GA-Streit: Liebe SBB-Spitze …

Nr. 20 –

… als einer der unzähligen Zugfans in diesem Land wollte ich Ihnen schon lange einmal schreiben. Ich finde, Sie machen im Moment so ziemlich alles falsch, was man nur falsch machen kann. Da tobt draussen die Klimakatastrophe, und Sie hätten die beste Gelegenheit, noch mehr Leute zum Umsteigen auf den öffentlichen Verkehr zu bewegen. Doch Ihnen – genauer dem Tarifverbund CH-Direct, dessen wichtigstes Mitglied Sie sind – kommt nichts anderes in den Sinn, als eine Verteuerung des Generalabonnements um mehr als zehn Prozent zu hyperventilieren: von 3860 auf 4250 Franken pro Jahr. Das GA für die Jugend und die beliebten Gemeindetageskarten sollen gleich ganz verschwinden: zwei wichtige Angebote, die ein bisschen Freiheit in unserem engen Land bringen, ob während des Studiums oder auf Ausflügen.

Das GA sei aufs Jahr gesehen zu günstig, es brauche mehr Preisgerechtigkeit zwischen allen BahnbenutzerInnen, lautet die Argumentation. Bloss: Wer soll angesichts Ihrer übrigen Geschäftspolitik glauben, dass es Ihnen mit dem Ausgleich ernst ist?
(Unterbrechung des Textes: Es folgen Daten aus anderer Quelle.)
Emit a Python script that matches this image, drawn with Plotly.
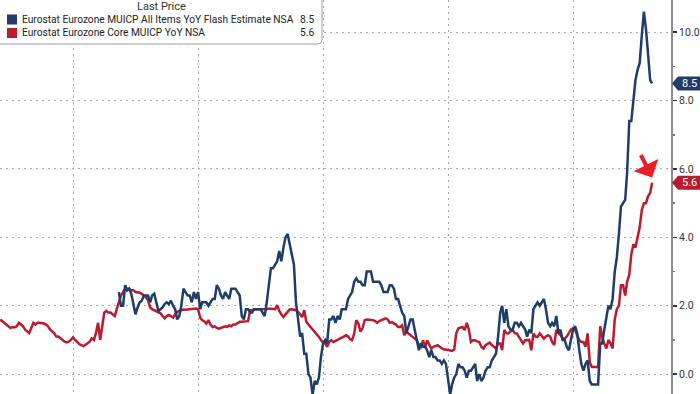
import pandas as pd
import plotly.graph_objects as go

# ---------------- data (monthly, YoY %) ----------------
core_start = "1997-01-31"
core_values = [
    1.6, 1.55, 1.5, 1.45, 1.4, 1.35, 1.38, 1.37, 1.4, 1.5, 1.45, 1.4,        # 1997
    1.3, 1.25, 1.2, 1.35, 1.5, 1.45, 1.5, 1.5, 1.5, 1.48, 1.45, 1.4,         # 1998
    1.3, 1.25, 1.2, 1.1, 1.1, 1.05, 1.0, 0.95, 0.93, 0.95, 1.0, 1.08,        # 1999
    1.0, 0.93, 0.88, 0.85, 0.82, 0.86, 0.9, 0.95, 1.05, 1.0, 1.2, 1.5,       # 2000
    1.0, 1.4, 1.8, 1.85, 1.8, 1.8, 1.75, 1.7, 1.9, 2.1, 2.3, 2.4,            # 2001
    2.5, 2.5, 2.5, 2.45, 2.45, 2.4, 2.4, 2.38, 2.35, 2.3, 2.25, 2.16,        # 2002
    1.95, 1.9, 1.87, 1.85, 1.8, 1.78, 1.7, 1.63, 1.7, 1.73, 1.7, 1.65,       # 2003
    1.75, 1.82, 1.85, 1.87, 1.89, 1.88, 1.89, 1.9, 1.9, 1.92, 1.92, 1.9,     # 2004
    1.65, 1.58, 1.55, 1.48, 1.58, 1.45, 1.38, 1.4, 1.35, 1.33, 1.35, 1.38,   # 2005
    1.4, 1.38, 1.43, 1.4, 1.45, 1.45, 1.5, 1.53, 1.53, 1.53, 1.53, 1.55,     # 2006
    1.87, 1.87, 1.9, 1.9, 1.88, 1.9, 1.9, 1.88, 1.9, 1.92, 1.92, 1.9,        # 2007
    1.9, 2.02, 1.85, 1.75, 1.67, 1.75, 1.82, 1.89, 1.9, 1.88, 1.87, 1.82,    # 2008
    1.75, 1.67, 1.87, 1.53, 1.45, 1.38, 1.32, 1.24, 1.18, 1.09, 1.0, 0.92,   # 2009
    0.9, 0.8, 0.95, 0.99, 0.94, 0.96, 1.0, 1.04, 1.06, 1.1, 1.14, 1.1,       # 2010
    1.02, 0.99, 1.19, 1.58, 1.48, 1.24, 1.35, 1.58, 1.6, 1.6, 1.6, 1.58,     # 2011
    1.55, 1.5, 1.55, 1.58, 1.6, 1.63, 1.6, 1.5, 1.52, 1.48, 1.45, 1.38,      # 2012
    1.38, 1.43, 1.14, 1.24, 1.2, 1.14, 1.09, 1.05, 0.99, 0.85, 0.8, 0.99,    # 2013
    0.8, 0.99, 0.85, 0.75, 0.8, 0.82, 0.85, 0.8, 0.75, 0.72, 0.72, 0.7,      # 2014
    0.7, 0.68, 0.72, 1.2, 1.34, 1.36, 1.38, 1.29, 1.5, 1.3, 0.94, 0.99,      # 2015
    0.99, 0.96, 0.94, 0.8, 0.75, 0.85, 0.88, 0.92, 0.85, 0.8, 0.75, 0.9,     # 2016
    0.9, 0.7, 1.29, 1.2, 1.19, 1.25, 1.29, 1.2, 1.19, 1.09, 1.0, 0.9,        # 2017
    0.99, 0.99, 1.0, 0.7, 1.19, 1.1, 1.09, 1.19, 1.12, 1.04, 1.1, 1.14,      # 2018
    1.1, 0.94, 0.85, 1.29, 1.2, 1.14, 1.04, 1.04, 1.1, 1.19, 1.3, 1.34,      # 2019
    1.3, 1.14, 1.0, 0.94, 0.94, 0.8, 1.19, 0.35, 0.21, 0.21, 0.21, 0.21,     # 2020
    1.4, 1.1, 0.9, 0.75, 1.0, 0.9, 0.75, 1.6, 1.9, 2.0, 2.6, 2.6,            # 2021
    2.3, 2.7, 2.9, 3.5, 3.8, 3.7, 4.0, 4.3, 4.8, 5.0, 5.0, 5.2,              # 2022
    5.3, 5.6,                                                                 # 2023
]

headline_start = "2001-10-31"
headline_values = [
    2.4, 2.0, 2.0,                                                            # 2001 Oct-Dec
    2.6, 2.45, 2.5, 2.35, 2.0, 1.75, 1.95, 2.1, 2.15, 2.3, 2.3, 2.3,          # 2002
    2.1, 2.3, 2.35, 2.1, 1.85, 1.9, 1.95, 2.05, 2.1, 2.05, 2.15, 2.0,         # 2003
    1.9, 1.6, 1.7, 2.0, 2.5, 2.4, 2.3, 2.3, 2.1, 2.4, 2.2, 2.4,               # 2004
    1.9, 2.1, 2.1, 2.1, 2.0, 2.1, 2.2, 2.2, 2.6, 2.5, 2.3, 2.2,               # 2005
    2.4, 2.3, 2.2, 2.5, 2.5, 2.5, 2.4, 2.3, 1.7, 1.6, 1.9, 1.9,               # 2006
    1.8, 1.8, 1.9, 1.9, 1.9, 1.9, 1.8, 1.7, 2.1, 2.6, 3.1, 3.1,               # 2007
    3.2, 3.3, 3.6, 3.3, 3.7, 4.0, 4.1, 3.8, 3.6, 3.2, 2.1, 1.6,               # 2008
    1.1, 1.2, 0.6, 0.6, 0.0, -0.1, -0.6, -0.2, -0.3, -0.1, 0.5, 0.9,          # 2009
    1.0, 0.9, 1.6, 1.6, 1.7, 1.5, 1.7, 1.6, 1.9, 1.9, 1.9, 2.2,               # 2010
    2.3, 2.4, 2.7, 2.8, 2.7, 2.7, 2.6, 2.6, 3.0, 3.0, 3.0, 2.7,               # 2011
    2.7, 2.7, 2.7, 2.6, 2.4, 2.4, 2.4, 2.6, 2.6, 2.5, 2.2, 2.2,               # 2012
    2.0, 1.8, 1.7, 1.2, 1.4, 1.6, 1.6, 1.3, 1.1, 0.7, 0.9, 0.8,               # 2013
    0.8, 0.7, 0.5, 0.7, 0.5, 0.5, 0.4, 0.4, 0.3, 0.4, 0.3, -0.2,              # 2014
    -0.6, -0.3, -0.1, 0.0, 0.3, 0.2, 0.2, 0.1, -0.1, 0.1, 0.1, 0.2,           # 2015
    0.3, -0.2, 0.0, -0.2, -0.1, 0.1, 0.2, 0.2, 0.4, 0.5, 0.6, 1.1,            # 2016
    1.8, 2.0, 1.5, 1.9, 1.4, 1.3, 1.3, 1.5, 1.5, 1.4, 1.5, 1.4,               # 2017
    1.3, 1.1, 1.3, 1.2, 1.9, 2.0, 2.1, 2.0, 2.1, 2.2, 1.9, 1.5,               # 2018
    1.4, 1.5, 1.4, 1.7, 1.2, 1.3, 1.0, 1.0, 0.8, 0.7, 1.0, 1.3,               # 2019
    1.4, 1.2, 0.7, 0.3, 0.1, 0.3, 0.4, -0.2, -0.3, -0.3, -0.3, -0.3,          # 2020
    0.9, 0.9, 1.3, 1.6, 2.0, 1.9, 2.2, 3.0, 3.4, 4.1, 4.9, 5.0,               # 2021
    5.1, 5.9, 7.4, 7.4, 8.1, 8.6, 8.9, 9.1, 9.9, 10.6, 10.1, 9.2,             # 2022
    8.6, 8.5,                                                                 # 2023
]

series_names = [
    "Eurostat Eurozone MUICP All Items YoY Flash Estimate NSA",
    "Eurostat Eurozone Core MUICP YoY NSA",
]
y_tick_values = [0, 2, 4, 6, 8, 10]
y_tick_labels = ["0.0", "2.0", "4.0", "6.0", "8.0", "10.0"]

# ---------------- styling ----------------
BLUE = "#1e3d69"
RED = "#bb1b2f"
ARROW_RED = "#ea1f25"
GRID = "#a8a8a8"
FONT = "Roboto"

W, H = 700, 394
ML, MR, MT, MB = 0, 29, 0, 0
PW, PH = W - ML - MR, H - MT - MB


def month_ends(start, n):
    try:
        return pd.date_range(start, periods=n, freq="ME")
    except ValueError:
        return pd.date_range(start, periods=n, freq="M")


core_dates = month_ends(core_start, len(core_values))
head_dates = month_ends(headline_start, len(headline_values))


def px(xp):
    return xp / PW


def py(yp):
    return 1 - yp / PH


fig = go.Figure()
fig.add_trace(go.Scatter(x=core_dates, y=core_values, mode="lines",
                         line=dict(color=RED, width=2.5), name=series_names[1],
                         showlegend=False))
fig.add_trace(go.Scatter(x=head_dates, y=headline_values, mode="lines",
                         line=dict(color=BLUE, width=2.5), name=series_names[0],
                         showlegend=False))

shapes = []
annotations = []

# legend box
x1 = px(322)
y0 = py(44)
rx, ry = px(4), 4 / PH
shapes.append(dict(
    type="path", xref="paper", yref="paper", layer="above",
    path=(f"M -0.01,1.02 L {x1},1.02 L {x1},{y0 + ry} "
          f"Q {x1},{y0} {x1 - rx},{y0} L -0.01,{y0} Z"),
    fillcolor="white", line=dict(color="#9b9b9b", width=1)))
annotations.append(dict(x=px(161), y=py(7), xref="paper", yref="paper",
                        text="Last Price", showarrow=False, xanchor="center",
                        yanchor="middle", font=dict(family=FONT, size=11, color="#333333")))
last_vals = [headline_values[-1], core_values[-1]]
for k, (nm, col, rowy) in enumerate(zip(series_names, [BLUE, RED], [19.5, 33])):
    shapes.append(dict(type="rect", xref="paper", yref="paper", layer="above",
                       x0=px(7), x1=px(17), y0=py(rowy + 5), y1=py(rowy - 5),
                       fillcolor=col, line=dict(width=0)))
    annotations.append(dict(x=px(19.5), y=py(rowy), xref="paper", yref="paper",
                            text=nm, showarrow=False, xanchor="left", yanchor="middle",
                            font=dict(family=FONT, size=10.2, color="#222222")))
    annotations.append(dict(x=px(316), y=py(rowy), xref="paper", yref="paper",
                            text=f"{last_vals[k]:.1f}", showarrow=False, xanchor="right",
                            yanchor="middle", font=dict(family=FONT, size=10.2, color="#222222")))

# right-side last value tags
unit = (10.94 + 0.58) / PH  # value per pixel
for val, col in zip(last_vals, [BLUE, RED]):
    half = 7 * unit
    xa, xb, xc = 1 + 1 / PW, 1 + 7 / PW, 1 + 40 / PW
    shapes.append(dict(
        type="path", xref="paper", yref="y", layer="above",
        path=(f"M {xa},{val} L {xb},{val + half} L {xc},{val + half} "
              f"L {xc},{val - half} L {xb},{val - half} Z"),
        fillcolor=col, line=dict(width=0)))
    annotations.append(dict(x=1 + 18 / PW, y=val, xref="paper", yref="y",
                            text=f"{val:.1f}", showarrow=False, xanchor="center",
                            yanchor="middle",
                            font=dict(family=FONT, size=11, color="white")))

# red arrow pointing at the last core value
annotations.append(dict(x=core_dates[-1], y=core_values[-1] + 0.15, xref="x", yref="y",
                        text="", showarrow=True, ax=-12, ay=-24, standoff=0,
                        arrowcolor=ARROW_RED, arrowwidth=4, arrowhead=1, arrowsize=1.15))

fig.update_layout(
    width=W, height=H,
    margin=dict(l=ML, r=MR, t=MT, b=MB, autoexpand=False),
    paper_bgcolor="white", plot_bgcolor="white",
    showlegend=False,
    font=dict(family=FONT, color="#333333"),
    shapes=shapes, annotations=annotations,
    xaxis=dict(type="date", range=["1997-01-28", "2023-12-01"],
               showgrid=True, gridcolor=GRID, griddash="2px,4px", gridwidth=1,
               dtick="M60", tick0="2000-01-01", showticklabels=False, ticks="",
               zeroline=False, showline=False, fixedrange=True),
    yaxis=dict(side="right", range=[-0.58, 10.94], tickvals=y_tick_values,
               ticktext=y_tick_labels, showgrid=True, gridcolor=GRID,
               griddash="2px,4px", gridwidth=1, zeroline=False,
               showline=True, linecolor="#8c8c8c", linewidth=2,
               ticks="outside", ticklen=4, tickwidth=1.5, tickcolor="#333333",
               tickfont=dict(family=FONT, size=10.5, color="#333333"),
               minor=dict(tickvals=[1, 3, 5, 7, 9], ticks="outside", ticklen=2,
                          tickcolor="#777777", showgrid=False),
               automargin=False, fixedrange=True),
)

fig.write_html(
    "out.html",
    config={"displayModeBar": False, "staticPlot": True},
    post_script="document.body.style.margin='0';document.body.style.padding='0';",
)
Freundlich unterstützt von Peter Füglistaler, dem Wettbewerbsapologeten an der Spitze des Bundesamts für Verkehr, bauen Sie die SBB von einem öffentlichen Dienst zu einem neoliberalen Konzern um: Ihrem CEO Andreas Meyer zahlen Sie dieses Jahr einen Lohn von einer Million Franken aus, während Sie dem Reinigungspersonal die Schmutzzulage streichen wollten.

Wir bei uns in der zweiten Klasse sehen das alles naturgemäss ein bisschen anders. Wir finden nicht, dass die GA-Preise steigen, sondern die Billettpreise insgesamt sinken sollen. Damit noch mehr Leute in den Genuss der hervorragenden Verbindungen kommen, die das zuverlässige Bahnpersonal täglich garantiert. Wie diese Rechnung aufgeht? Ganz einfach: Indem Sie sich daran erinnern, dass die SBB noch immer im Besitz der Öffentlichkeit sind und von dieser zu einem beträchtlichen Teil subventioniert werden. Nichts ist unnötiger als Wettbewerb am falschen Ort. Machen Sie besser Werbung für den Service public. Im Vergleich zum Auto ist die Bahn noch immer ökologischer, pünktlicher und auch eleganter.